親の夜逃げのために高校進学を諦めた照代。そんな彼女の元に差出人不明のメールが届き、女の子の
幽霊が現れる。これらの謎が解ける時、照代を包む温かな真実が明らかになる。





うわ。うわうわうわ。。やばいです。
図書館から連行した途端に文庫が発売されてカクっとなった本書。
べるさんのお薦め本です。「ささらさや」の姉妹編だったのですね。

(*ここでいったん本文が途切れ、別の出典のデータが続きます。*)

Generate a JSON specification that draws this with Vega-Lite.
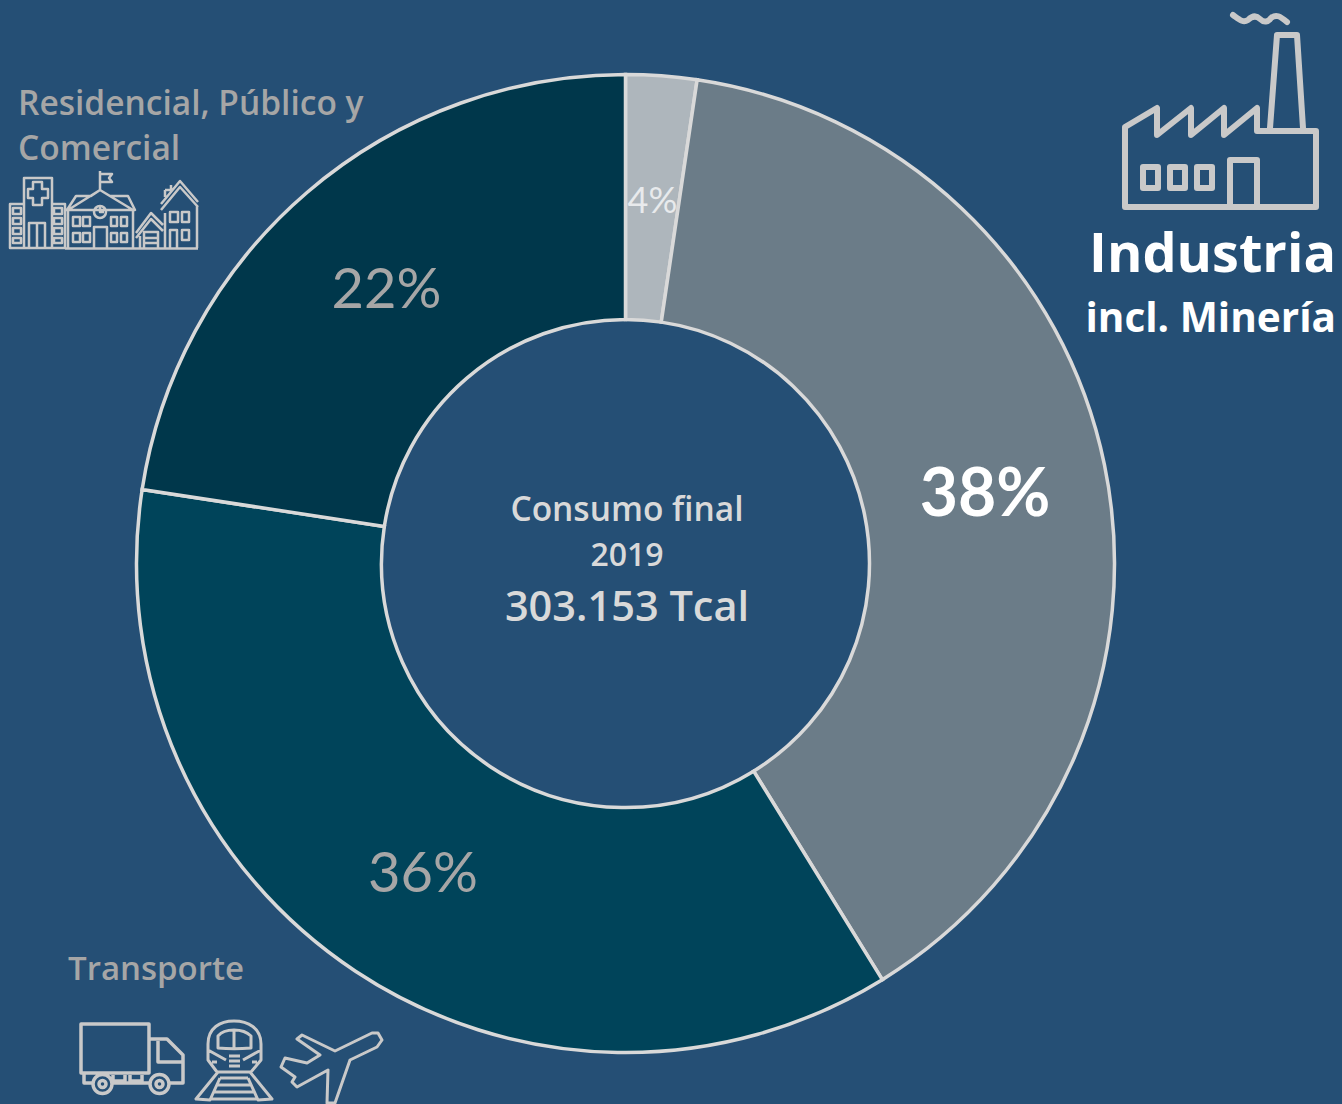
{
"$schema":"https://vega.github.io/schema/vega-lite/v6.json",
"width":1342,"height":1104,"padding":0,"autosize":"none","background":"#254F75",
"view":{"stroke":null},
"datasets":{"sectors":[
{"sector":"Otros","pos":1,"angle":2.34,"label":"4%"},
{"sector":"Industria","pos":2,"angle":38.86,"label":"38%"},
{"sector":"Transporte","pos":3,"angle":36.22,"label":"36%"},
{"sector":"Residencial","pos":4,"angle":22.58,"label":"22%"}]},
"data":{"name":"sectors"},
"layer":[
{"mark":{"type":"arc","outerRadius":489,"innerRadius":244,"stroke":"#D9D9D9","strokeWidth":3.5},
"encoding":{"x":{"value":625.5},"y":{"value":563.5},
"theta":{"field":"angle","type":"quantitative","stack":true},
"order":{"field":"pos","type":"quantitative"},
"color":{"field":"sector","type":"nominal","legend":null,"scale":{"domain":["Otros","Industria","Transporte","Residencial"],"range":["#AEB6BC","#6B7C88","#00445A","#00374B"]}}}},
{"mark":{"type":"text","radius":367,"font":"Lato","fontSize":36,"align":"center","baseline":"middle","dy":5,"color":"#E8EAEC"},
"encoding":{"x":{"value":625.5},"y":{"value":563.5},
"theta":{"field":"angle","type":"quantitative","stack":true},
"order":{"field":"pos","type":"quantitative"},
"text":{"condition":{"test":"datum.sector==='Otros'","field":"label"},"value":""}}},
{"mark":{"type":"text","radius":367,"font":"Lato","fontSize":56,"align":"center","baseline":"middle","dy":6,"color":"#A6A6A6"},
"encoding":{"x":{"value":625.5},"y":{"value":563.5},
"theta":{"field":"angle","type":"quantitative","stack":true},
"order":{"field":"pos","type":"quantitative"},
"text":{"condition":{"test":"datum.sector==='Transporte' || datum.sector==='Residencial'","field":"label"},"value":""}}},
{"mark":{"type":"text","radius":367,"font":"Lato","fontWeight":"bold","fontSize":66,"align":"center","baseline":"middle","color":"#FFFFFF","dy":6},
"encoding":{"x":{"value":625.5},"y":{"value":563.5},
"theta":{"field":"angle","type":"quantitative","stack":true},
"order":{"field":"pos","type":"quantitative"},
"text":{"condition":{"test":"datum.sector==='Industria'","field":"label"},"value":""}}},
{"data":{"values":[{"t":"Consumo final"}]},"mark":{"type":"text","x":627,"y":521,"align":"center","baseline":"alphabetic","font":"Open Sans","fontWeight":600,"fontSize":33.5,"color":"#D9D9D9"},"encoding":{"text":{"field":"t"}}},
{"data":{"values":[{"t":"2019"}]},"mark":{"type":"text","x":627,"y":566,"align":"center","baseline":"alphabetic","font":"Open Sans","fontWeight":600,"fontSize":32,"color":"#D9D9D9"},"encoding":{"text":{"field":"t"}}},
{"data":{"values":[{"t":"303.153 Tcal"}]},"mark":{"type":"text","x":627,"y":621,"align":"center","baseline":"alphabetic","font":"Open Sans","fontWeight":600,"fontSize":41.5,"color":"#D9D9D9"},"encoding":{"text":{"field":"t"}}},
{"data":{"values":[{"t":"Residencial, Público y"}]},"mark":{"type":"text","x":18,"y":115,"align":"left","baseline":"alphabetic","font":"Open Sans","fontWeight":600,"fontSize":33.5,"color":"#A6A6A6"},"encoding":{"text":{"field":"t"}}},
{"data":{"values":[{"t":"Comercial"}]},"mark":{"type":"text","x":18,"y":160,"align":"left","baseline":"alphabetic","font":"Open Sans","fontWeight":600,"fontSize":33.5,"color":"#A6A6A6"},"encoding":{"text":{"field":"t"}}},
{"data":{"values":[{"t":"Transporte"}]},"mark":{"type":"text","x":68,"y":980,"align":"left","baseline":"alphabetic","font":"Open Sans","fontWeight":600,"fontSize":33,"color":"#A6A6A6"},"encoding":{"text":{"field":"t"}}},
{"data":{"values":[{"t":"Industria"}]},"mark":{"type":"text","x":1336,"y":272,"align":"right","baseline":"alphabetic","font":"Open Sans","fontWeight":"bold","fontSize":54,"color":"#FFFFFF"},"encoding":{"text":{"field":"t"}}},
{"data":{"values":[{"t":"incl. Minería"}]},"mark":{"type":"text","x":1336,"y":332,"align":"right","baseline":"alphabetic","font":"Open Sans","fontWeight":"bold","fontSize":40.5,"color":"#FFFFFF"},"encoding":{"text":{"field":"t"}}},
{"data":{"values":[{"icon":"factory"}]},"mark":{"type":"point","filled":false,"opacity":1,"x":0,"y":0,"size":4,"stroke":"#C9C9C9","strokeWidth":6,"strokeJoin":"round","strokeCap":"round",
"shape":"M1125 127L1157 108V135L1191 108V135L1224 108V135L1257 108V131H1316V207H1125ZM1270 128L1277 35H1297L1303 128M1233 15C1240 20 1243 23 1248 20C1252 16 1256 15 1260 19C1264 23 1268 22 1271 18C1276 14 1280 16 1287 22M1143 167H1158V188H1143ZM1170 167H1185V188H1170ZM1197 167H1212V188H1197ZM1230 207V160H1257V207"},"encoding":{}},
{"data":{"values":[{"icon":"buildings"}]},"mark":{"type":"point","filled":false,"opacity":1,"x":0,"y":0,"size":4,"stroke":"#C9C9C9","strokeWidth":2.5,"strokeJoin":"round",
"shape":"M24 247V178H52V247M24 204H10V248H65V204H52M33 182H42V189H48V198H42V205H33V198H28V189H33ZM29 247V223H45V247M37 223V247M13 208H21V214H13ZM13 218H21V224H13ZM13 228H21V234H13ZM13 238H21V243H13ZM54 208H62V214H54ZM54 218H62V224H54ZM54 228H62V234H54ZM54 238H62V243H54ZM65 248.5H198M68 210V248M133 210V248M67 210L76 196H91L100 190L110 196H128L135 210ZM68 210L100 190L133 210M100 190V171M100 174H112L109 178L112 182H100M106 212A6 6 0 1 1 94 212A6 6 0 1 1 106 212M100 207V212H104M73 217H80V226H73ZM83 217H90V226H83ZM73 233H80V242H73ZM83 233H90V242H83ZM111 217H117V226H111ZM121 217H127V226H121ZM111 233H117V242H111ZM121 233H127V242H121ZM94 248V227H107V248M136 233L151 213L163 225M136 238L151 219L163 231M140 236V248M144 248V232H158V248M144 238H158M144 243H158M161 210L180 187L198 207M161 204L180 181L198 202M165 190H171V185M165 190V197M165 213V248M197 206V248M170 212H178V222H170ZM182 212H189V222H182ZM170 248V230H177V248M182 230H189V240H182Z"},"encoding":{}},
{"data":{"values":[{"icon":"truck"}]},"mark":{"type":"point","filled":false,"opacity":1,"x":0,"y":0,"size":4,"stroke":"#C9C9C9","strokeWidth":3.5,"strokeJoin":"round",
"shape":"M81 1024H149V1073H81ZM149 1039H167L183 1055V1083H170M158 1041V1062H182M84 1073V1083H92M113 1083H149M113 1075V1081H125V1075M130 1075V1081H142V1075M112 1084A9.5 9.5 0 1 1 93 1084A9.5 9.5 0 1 1 112 1084M106 1084A3.5 3.5 0 1 1 99 1084A3.5 3.5 0 1 1 106 1084M169 1084A9.5 9.5 0 1 1 150 1084A9.5 9.5 0 1 1 169 1084M163 1084A3.5 3.5 0 1 1 156 1084A3.5 3.5 0 1 1 163 1084"},"encoding":{}},
{"data":{"values":[{"icon":"train"}]},"mark":{"type":"point","filled":false,"opacity":1,"x":0,"y":0,"size":4,"stroke":"#C9C9C9","strokeWidth":3,"strokeJoin":"round",
"shape":"M208 1044C208 1028 220 1021 234 1021C248 1021 261 1028 261 1044V1060L251 1072H217L208 1060ZM218 1048V1036C222 1031 228 1030 234 1030C240 1030 246 1031 251 1036V1048C240 1049 228 1049 218 1048ZM234 1030V1048M208 1050L226 1060M261 1050L243 1060M229 1056H240M229 1061H240M229 1066H240M212 1062H217M252 1062H257M218 1072L196 1099L210 1100L220 1078M250 1072L272 1099L258 1100L248 1078M220 1078H248M216 1085H252M213 1092H255M210 1099H258"},"encoding":{}},
{"data":{"values":[{"icon":"plane"}]},"mark":{"type":"point","filled":false,"opacity":1,"x":0,"y":0,"size":4,"stroke":"#C9C9C9","strokeWidth":3,"strokeJoin":"round",
"shape":"M302 1035L297 1039L320 1055L307 1063L285 1058L281 1067L295 1077L292 1082L297 1087L328 1070L327 1103H335L350 1060L377 1047L382 1040L378 1033L372 1033L335 1051Z"},"encoding":{}}
]
}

そうか、だからべるさんは
「サヤより照代の方が好き」と比較してらしたのですね^^。
サヤさん、しっかり頑張ってましたね^^彼女が主人公だった時とはかなり自分の彼女を見る
「見方」が変わってました。(エリカさんはますます悪い印象になったけど^^;)


こんなつもりじゃなかったんですよ。まさか自分が号泣するとは。。
主人公が15歳の女の子、しかもひねくれ者で気が強くて、境遇は人生でこれ以上最悪な事は
ないっていうぐらいドン底。両親の散財が原因で、高校進学を諦めさせられた上に会った事もない
遠い親戚のおばあちゃんの家に居候するはめになるんですからね。
正直言って、こんなひねくれ者の子供のどこに共感しろって言うのか、自分が登場人物のうちの
誰目線で読めばいいのか。
坂木さんの「ホテルジューシー」でも感じたのですが、自分は「33歳の自分が気付いている事」
にこれから気付く事になるキャラの成長物語というのは苦手です。本を読むという行為の中に、
たっぷりの感動や驚き、興奮、癒しを求めているのはその通りなのですが、時々、自分の中の
ほんの一部が、「ブレている自分の針をぴたっと止めてくれる」教え、のようなもの、を
求めているのは間違いないからです。まあ三日も持ちゃしないんですが^^;
キャラと一緒に成長して行く、なんていうサムい事はとてもここじゃ言えません。(照れ^^;)


じゃあなんで、こんなにも感動したんだろう?
ここにいる照代という少女の気持ちや、行動がとてもリアル過ぎたからかもしれません。
彼女を取り巻く人々の言葉も。起こりうる数々の理不尽な展開も。
15歳の身元不明じゃ誰もアルバイトにゃ雇ってくれませんよそりゃ。
しかしだね、照代くん。大人ってもんは、大学出て、資格もとって、それでも10件も20件も
足を棒のようにして面接を受けて内定を取ってるんだよ。
さらに33歳にもなれば今度は年齢制限の壁が東京タワーよりも高く聳えたっている。

なんてくだを巻いても仕方ありませんが、本当に落ちてる時は心のこもりすぎた「わかるよ、
わかるよ、大変だったね」という同年代の言葉より「おっ、ご苦労さん。休んでた分がんばってや」
程度のそっけない年長者の気くばりの方が何倍も助かるって言う事は、実際にあります。
久代さんや珠子さん、サヤさんもそうだったんじゃないかなあ。

てるてる。がんばれ。
こっちだって、三十路過ぎても若い頃より○キロ太ってても逃げなくて良かったと思える瞬間は
ないわけじゃない。他人を羨むな、目上を敬え。久代さんの言葉を私も時々思い出します。